Recently, while participating in a wargame, I was asked by a military officer whether today’s Space Force has the equivalent of an Air Corps Tactical School, the military institution which originally matured the modern theory of airpower.

The answer, in a nutshell, is “yes.”

The enduring importance of the Air Corps Tactical School (ACTS), in its day during the 1920s and 1930s, was to serve as a center of intellectual gravity where experts gathered to develop a theory of victory of how to apply power in their domain. Today, in the context of space, such a center definitely exists at the Air Command and Staff College (ACSC) Schriever Scholars and Space Horizons Task Force.

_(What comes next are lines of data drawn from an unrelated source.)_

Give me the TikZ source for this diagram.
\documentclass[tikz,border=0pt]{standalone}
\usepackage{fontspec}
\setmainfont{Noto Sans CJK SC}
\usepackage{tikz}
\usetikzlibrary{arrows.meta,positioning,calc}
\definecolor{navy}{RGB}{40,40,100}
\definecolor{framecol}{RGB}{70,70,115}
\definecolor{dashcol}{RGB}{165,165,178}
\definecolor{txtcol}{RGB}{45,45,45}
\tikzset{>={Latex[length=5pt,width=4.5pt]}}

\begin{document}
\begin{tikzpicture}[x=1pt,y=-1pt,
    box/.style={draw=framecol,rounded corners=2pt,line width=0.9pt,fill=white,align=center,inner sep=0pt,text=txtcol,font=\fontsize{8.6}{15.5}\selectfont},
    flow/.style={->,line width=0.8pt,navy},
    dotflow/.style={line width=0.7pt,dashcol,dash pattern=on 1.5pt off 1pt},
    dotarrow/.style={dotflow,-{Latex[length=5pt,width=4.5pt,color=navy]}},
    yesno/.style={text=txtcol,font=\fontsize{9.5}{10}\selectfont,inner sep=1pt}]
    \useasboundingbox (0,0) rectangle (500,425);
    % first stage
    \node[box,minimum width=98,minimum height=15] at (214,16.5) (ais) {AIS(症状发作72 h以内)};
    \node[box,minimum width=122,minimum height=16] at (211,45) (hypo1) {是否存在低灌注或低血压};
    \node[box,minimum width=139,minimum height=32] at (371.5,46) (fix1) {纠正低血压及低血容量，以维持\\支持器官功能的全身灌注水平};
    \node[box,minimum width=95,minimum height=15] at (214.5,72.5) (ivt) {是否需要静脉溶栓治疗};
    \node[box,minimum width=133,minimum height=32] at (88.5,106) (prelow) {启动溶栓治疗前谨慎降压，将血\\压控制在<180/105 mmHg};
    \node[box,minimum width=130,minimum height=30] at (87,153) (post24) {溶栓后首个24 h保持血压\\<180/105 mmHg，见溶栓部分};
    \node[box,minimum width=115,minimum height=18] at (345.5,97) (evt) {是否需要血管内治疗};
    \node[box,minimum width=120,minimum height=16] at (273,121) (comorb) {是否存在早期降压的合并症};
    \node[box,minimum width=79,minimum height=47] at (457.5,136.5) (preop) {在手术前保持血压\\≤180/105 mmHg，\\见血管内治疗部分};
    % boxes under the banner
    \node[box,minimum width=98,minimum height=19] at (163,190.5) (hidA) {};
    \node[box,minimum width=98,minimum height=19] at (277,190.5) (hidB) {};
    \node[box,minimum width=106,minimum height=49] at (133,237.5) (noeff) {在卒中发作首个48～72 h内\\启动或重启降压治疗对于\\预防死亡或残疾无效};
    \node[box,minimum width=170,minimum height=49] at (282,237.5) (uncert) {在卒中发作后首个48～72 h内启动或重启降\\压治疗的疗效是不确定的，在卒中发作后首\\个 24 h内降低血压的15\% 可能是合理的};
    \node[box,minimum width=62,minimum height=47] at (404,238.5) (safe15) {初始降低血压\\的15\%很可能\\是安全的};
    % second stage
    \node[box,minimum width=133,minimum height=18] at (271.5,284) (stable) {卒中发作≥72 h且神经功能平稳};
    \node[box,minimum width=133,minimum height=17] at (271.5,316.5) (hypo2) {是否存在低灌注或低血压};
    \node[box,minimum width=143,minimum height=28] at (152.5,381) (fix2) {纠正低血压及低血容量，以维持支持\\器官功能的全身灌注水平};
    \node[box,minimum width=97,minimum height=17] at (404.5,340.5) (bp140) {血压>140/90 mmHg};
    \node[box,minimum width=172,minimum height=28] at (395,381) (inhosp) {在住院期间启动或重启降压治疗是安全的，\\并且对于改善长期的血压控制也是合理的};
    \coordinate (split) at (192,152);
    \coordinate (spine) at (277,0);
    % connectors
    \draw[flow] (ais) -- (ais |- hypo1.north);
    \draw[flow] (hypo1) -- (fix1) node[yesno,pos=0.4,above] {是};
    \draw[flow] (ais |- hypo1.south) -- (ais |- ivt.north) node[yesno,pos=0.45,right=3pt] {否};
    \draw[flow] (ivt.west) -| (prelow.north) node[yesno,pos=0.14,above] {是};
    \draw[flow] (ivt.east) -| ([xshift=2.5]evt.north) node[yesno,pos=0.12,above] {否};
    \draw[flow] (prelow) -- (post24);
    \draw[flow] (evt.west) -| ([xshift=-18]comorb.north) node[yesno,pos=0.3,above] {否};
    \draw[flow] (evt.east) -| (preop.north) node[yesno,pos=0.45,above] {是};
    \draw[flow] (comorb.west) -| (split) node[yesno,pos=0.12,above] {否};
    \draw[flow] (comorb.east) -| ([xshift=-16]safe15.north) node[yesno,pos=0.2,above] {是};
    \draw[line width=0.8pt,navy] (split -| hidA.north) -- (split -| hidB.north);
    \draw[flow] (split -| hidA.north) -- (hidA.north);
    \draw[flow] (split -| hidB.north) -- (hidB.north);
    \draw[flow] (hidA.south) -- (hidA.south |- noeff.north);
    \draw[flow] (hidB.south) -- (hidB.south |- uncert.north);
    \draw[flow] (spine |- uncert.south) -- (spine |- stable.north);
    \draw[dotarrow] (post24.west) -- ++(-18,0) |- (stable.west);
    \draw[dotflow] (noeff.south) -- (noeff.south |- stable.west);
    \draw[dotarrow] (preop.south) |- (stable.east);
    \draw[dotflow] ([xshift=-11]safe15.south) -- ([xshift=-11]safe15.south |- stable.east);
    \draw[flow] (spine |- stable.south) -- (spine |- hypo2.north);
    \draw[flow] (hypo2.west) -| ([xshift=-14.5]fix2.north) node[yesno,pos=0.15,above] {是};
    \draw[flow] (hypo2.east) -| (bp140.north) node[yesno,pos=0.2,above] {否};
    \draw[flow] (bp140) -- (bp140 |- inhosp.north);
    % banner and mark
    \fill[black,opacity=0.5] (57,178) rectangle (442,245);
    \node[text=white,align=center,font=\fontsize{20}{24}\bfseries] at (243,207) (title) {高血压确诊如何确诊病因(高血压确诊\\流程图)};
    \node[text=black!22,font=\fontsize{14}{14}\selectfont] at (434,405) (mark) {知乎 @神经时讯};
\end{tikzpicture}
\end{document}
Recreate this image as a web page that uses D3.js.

Since 2014, a cadre of serving and retired spacepower advocates there have been developing a distinct school of spacepower and an associated theory of victory.

This doctrine posits that the central geopolitical struggle of the next century will be over access to and control of the vast energy and material wealth of the inner solar system. The resources of the inner solar systems (from the Moon out to the Asteroid Belt) vastly exceed those available on Earth, and would enable a society of trillions of humans and quintillions of dollars in gross World Domestic Product. Their control will undoubtedly determine who has the power to secure a future of freedom from autocracy.

Political victory in this contest will entail ensuring sufficient military presence and might for humanity to exploit these vast resources under conditions of liberty rather than under constraints imposed by a foreign power. The strategy to achieve this requires a peacetime strategic initiative to command Cis-Lunar space in order to enable all legal and non-hostile actors to have a presence, and to ensure the United States and its allies cannot be denied access to the prime locations of value and advantage.

This is protracted conflict in the form of a struggle for technological dominance. It is primarily a contest to secure relative advantage in the domain and to get to key celestial lines of navigation first and with the most capabilities. Doing so requires specific doctrine, training, technology investments, deployments and missions.